La Terrasse

"La culture est une résistance à la distraction" Pasolini

Théâtre - Critique

Le Problème

Le Problème - Critique sortie Théâtre
Crédit photo : © Frédéric Iovino Légende photo : Emmanuelle Devos quitte Jacques Bonnaffé dans Le Problème.

Publié le 10 février 2011 - N° 185

Arnaud Meunier met en scène Le Problème, de François Bégaudeau. De la banalité d’une séparation, efficacement croquée par le dramaturge, sourd la force tranquille d’une héroïne lumineuse.

Une femme quitte mari et enfants pour s’offrir une seconde chance amoureuse : François Bégaudeau fait le récit en temps réel d’un drame très ordinaire… Elle a laissé une lettre sur la table de la cuisine le matin et revient, le soir, pour en parler une heure et repartir vers celui avec lequel elle a choisi de vivre. On est entre gens policés, éduqués et courtois, et la raison du départ d’Annie se réduit à l’essentiel : la tendresse, le plaisir sexuel et l’amour, auxquels elle refuse de renoncer. La parole circule dans cette famille sympathique et émancipée. Rien ne viendrait perturber l’ordre impeccable d’une vie confortable et rangée (que suggère habilement la scénographie simple et élégante de Damien Caille-Perret) : on pourrait vivre là sans peine, si vivre sans aimer était vivable… Les enfants sont intelligents et beaux, le mari est gentil et compréhensif, la situation matérielle est assurée, et le seul véritable souci est de parvenir à aider la cadette à construire le plan de sa dissertation de philosophie… En choisissant d’épurer ainsi les conditions du drame, François Bégaudeau prend le risque de l’inconsistance, et on pourrait être vite agacé par les déboires de cette quarantenaire gâtée qui, comblée quant à l’essentiel, ose le caprice du superflu, alors qu’elle a tout pour être heureuse…
 
Un texte adroit servi par des comédiens justes
 
Mais, habilement, François Bégaudeau réussit à montrer ses enjeux essentiels, comme en transparence, derrière l’apparence lisse de cette discussion. La vie d’une femme ne se limite pas au rôle d’épouse : elle peut revendiquer la jouissance et le plaisir même à un âge qui la voudrait rangée. On peut résister à l’égoïsme pervers des enfants et leur faire remarquer que le nid qu’ils quitteront bientôt ne doit pas se transformer en temple entretenu par une vestale.

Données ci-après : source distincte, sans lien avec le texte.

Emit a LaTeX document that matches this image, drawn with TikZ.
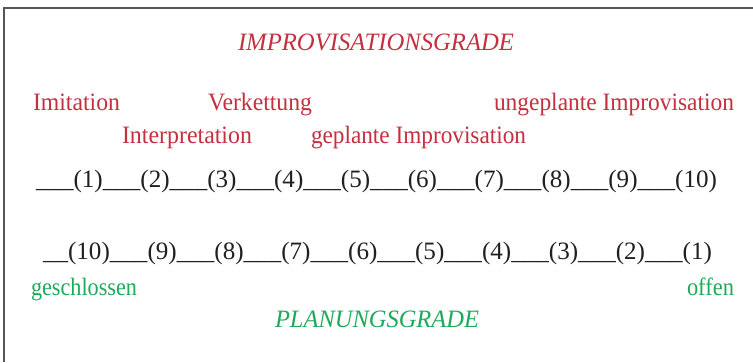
\documentclass[tikz,border=0pt]{standalone}
\usepackage{graphicx}
\usepackage{fontspec}
\setmainfont{Liberation Serif}
\definecolor{ired}{HTML}{C4303F}
\definecolor{pgreen}{HTML}{1DAA5B}
\definecolor{ink}{HTML}{231F20}
\definecolor{frame}{HTML}{555555}
\newcommand{\fitw}[2]{\resizebox{#1pt}{\height}{#2}}
\begin{document}
\begin{tikzpicture}[x=1pt,y=-1pt,
  txt/.style={anchor=base west,inner sep=0pt,outer sep=0pt,font=\fontsize{25}{30}\selectfont},
  redtxt/.style={txt,text=ired},
  greentxt/.style={txt,text=pgreen},
  scaletxt/.style={txt,text=ink}]
\useasboundingbox (0,0) rectangle (753,362);
\fill[white] (0,0) rectangle (753,362);
\draw[frame,line width=2pt] (3.5,362) -- (3.5,7.5) -- (753,7.5);
% improvisation labels
\node[redtxt] (title) at (238,50) {\fitw{276}{\itshape IMPROVISATIONSGRADE}};
\node[redtxt] (imit) at (33,110) {\fitw{87}{Imitation}};
\node[redtxt] (verk) at (208,110) {\fitw{104}{Verkettung}};
\node[redtxt] (ungep) at (494,110) {\fitw{240}{ungeplante Improvisation}};
\node[redtxt] (interp) at (122,143) {\fitw{130}{Interpretation}};
\node[redtxt] (gepl) at (311,143) {\fitw{215}{geplante Improvisation}};
% scales
\node[scaletxt] (rowa) at (36,187) {\fitw{681}{\_\_\_(1)\_\_\_(2)\_\_\_(3)\_\_\_(4)\_\_\_(5)\_\_\_(6)\_\_\_(7)\_\_\_(8)\_\_\_(9)\_\_\_(10)}};
\node[scaletxt] (rowb) at (43,259) {\fitw{669}{\_\_(10)\_\_\_(9)\_\_\_(8)\_\_\_(7)\_\_\_(6)\_\_\_(5)\_\_\_(4)\_\_\_(3)\_\_\_(2)\_\_\_(1)}};
% planning labels
\node[greentxt] (geschl) at (31,295) {\fitw{106}{geschlossen}};
\node[greentxt] (offen) at (687,295) {\fitw{47}{offen}};
\node[greentxt] (plan) at (275,327) {\fitw{204}{\itshape PLANUNGSGRADE}};
\end{tikzpicture}
\end{document}
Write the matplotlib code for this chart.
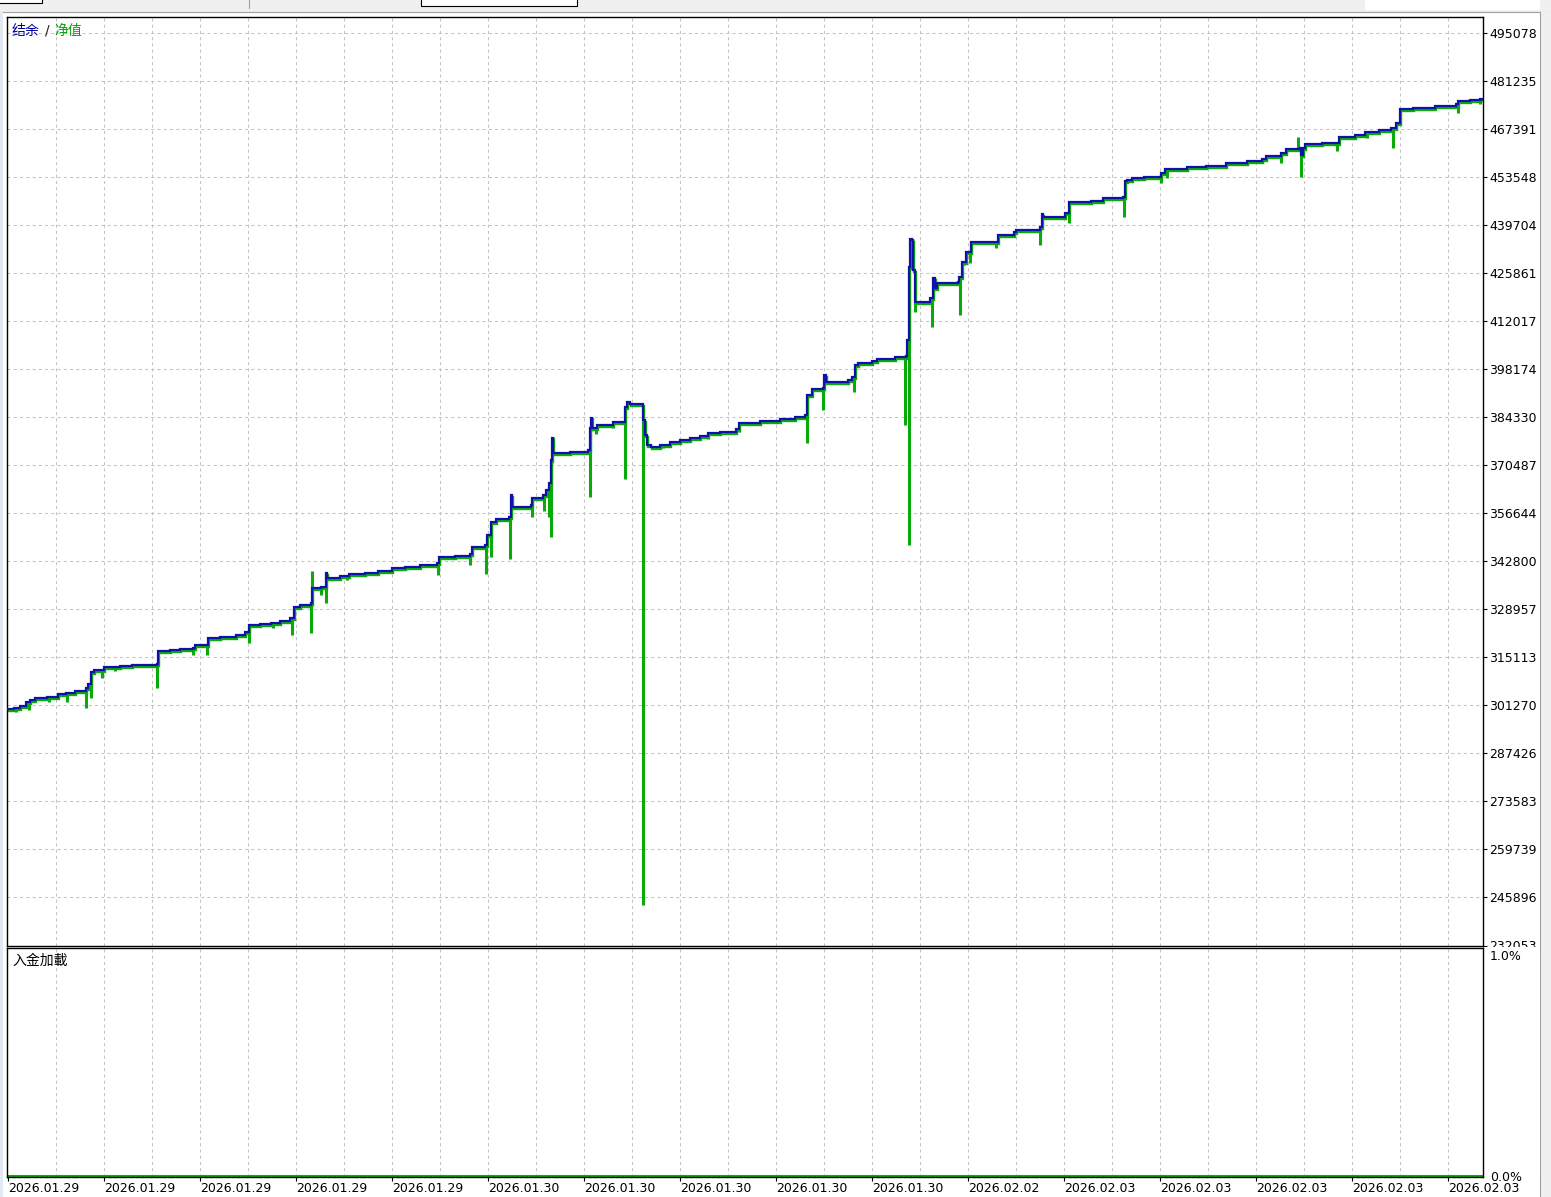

La déliquescence de l’amour devenu habitude et des rapports sexuels devenus obligation mensuelle peut faire regretter la passion. On peut lucidement faire grief à l’amant fringant d’être devenu un mari prévisible. Bégaudeau dit tout cela simplement, comme les choses arrivent dans la vie, sans conscientisation théorique élaborée, mais dans la quotidienne évidence que le regret est le revers du renoncement. Ce pourquoi Annie part, sans ressentiment, mais avec la conviction qu’elle se doit à elle-même autant qu’aux autres. Si le dramaturge est habile en ses effets verbaux, si Arnaud Meunier est sobrement efficace dans sa mise en scène, si Jacques Bonnaffé, Anaïs Demoustier et Alexandre Lecroc sont authentiquement justes dans leurs personnages, c’est à Emmanuelle Devos que reviennent les lauriers les plus mérités. En effet, la comédienne, qui a l’âge de son rôle et la beauté mature de cette femme qui se sait encore désirable, joue de la fragilité de son personnage en exposant la sienne. Dans une robe un peu trop rouge, un peu trop courte, sur des talons hauts qui chaloupent le vertige d’une Annie prête à mettre les voiles, avec cette voix où l’assurance tranquille se colore d’accents enfantins, dans la maladresse d’une cigarette de contenance et d’une main qui ose encore esquisser des caresses, elle suggère avec élégance et précision le mélange de force et de fragilité de cette femme. Bouleversante comme on l’est toujours quand on aime, et rayonnante comme on l’est souvent quand on est dans le vrai, Emmanuelle Devos réussit une composition sincère et émouvante qui offre à cette heure de décision une intensité décisive.
 
Catherine Robert


Le Problème, de François Bégaudeau ; mise en scène d’Arnaud Meunier. Du 2 au 10 février 2011 au Théâtre National de Nice. Les 15 et 16 février au Théâtre d’Angoulême. Du 23 février au 3 avril, à 21h ; le dimanche à 15h30 ; relâche le lundi et le 27 février. Théâtre du Rond-Point, 2bis, avenue Franklin D. Roosevelt, 75008 Paris. Réservations au 01 44 95 98 21. Reprise du 7 avril au 15 mai au Théâtre Marigny à Paris. Durée : 1h. Spectacle créé et vu au Théâtre du Nord, à Lille.